A SHORTAGE of staff means health visitors in Swindon are struggling to see the number of children they ought to.

Councillors on the borough council’s children’s health, care and education overview and scrutiny committee will be told that there are less than two thirds of the necessary ‘frontline’ health visiting staff to make calls on very young children and their parents.

A report by the principal health and wellbeing officer at Euclid Street, Katie Currie, will tell councillors five visits are mandated – an ante-natal visit at 28 weeks, one for newborns at 10-14 days, another at six to eight weeks, one at 12 months and the last at between 24 and 30 months.

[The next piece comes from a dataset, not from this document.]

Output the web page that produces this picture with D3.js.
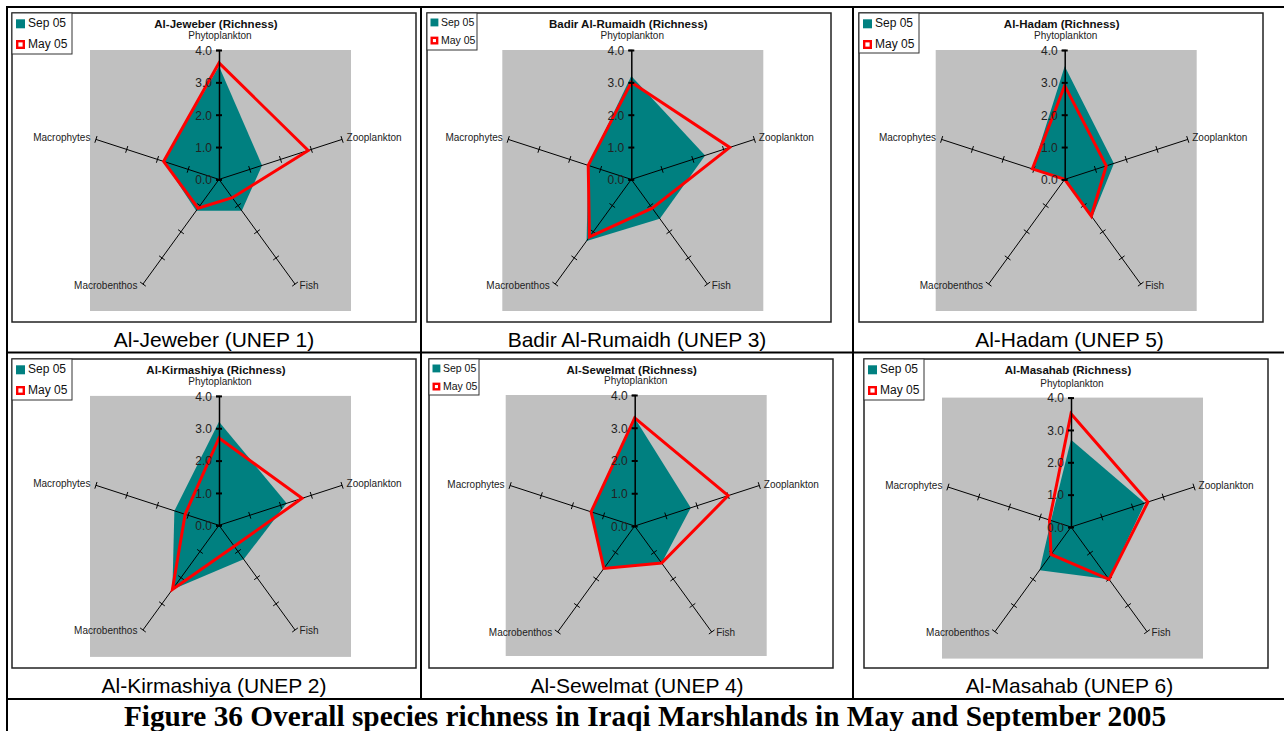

The two most important visits are those to new born babies and at 24 to 30 months, but the frequency of the latter visits has been dropping: “Reviews reached 68.8 per cent for January-March 2019, a decrease from 74.9 per cent for October to December 2018.”

Of the 38.5 frontline health visitors, there are 6.1 full-time equivalent vacancies unfilled, with 4.69 full-time staff on maternity leave and 2.8 on long-term sick leave: “This equates to 35 per cent of the front line establishment not being available to deliver the Healthy Child Programme.”

Mum-of-four Lorraine Pengilley. who lives in Redhouse in north Swindon, said: “I’ve just checked and my daughter was seen when she was six weeks old, and not since, and she’s two now.

“A friend says her son had his two-year check a year late.

“I think it’s too long to go between six weeks and three years.

“My two eldest children both had to have operations when they were very young, and those issues were picked up by health professionals, and not me.

“It shows that things will be missed if visits aren’t made.”

A Swindon Borough Council spokesman said: “There is a shortage of health visitors nationally and the Local Government Association recently revealed that the number of health visitors working in local authorities had fallen by 20 per cent over the last few years.

"Despite this challenging position, we are actively recruiting new health visitors and we have a programme in place to develop the skills of other staff to increase our resource to support families.

“We have developed the roles of early years practitioners and community staff nurses, who are able to work with health visitors to deliver the Healthy Child Programme to families”

“We are also offering funded training so we train our own heath visitors and are less reliant on having to compete with other providers in an already crowded market place.”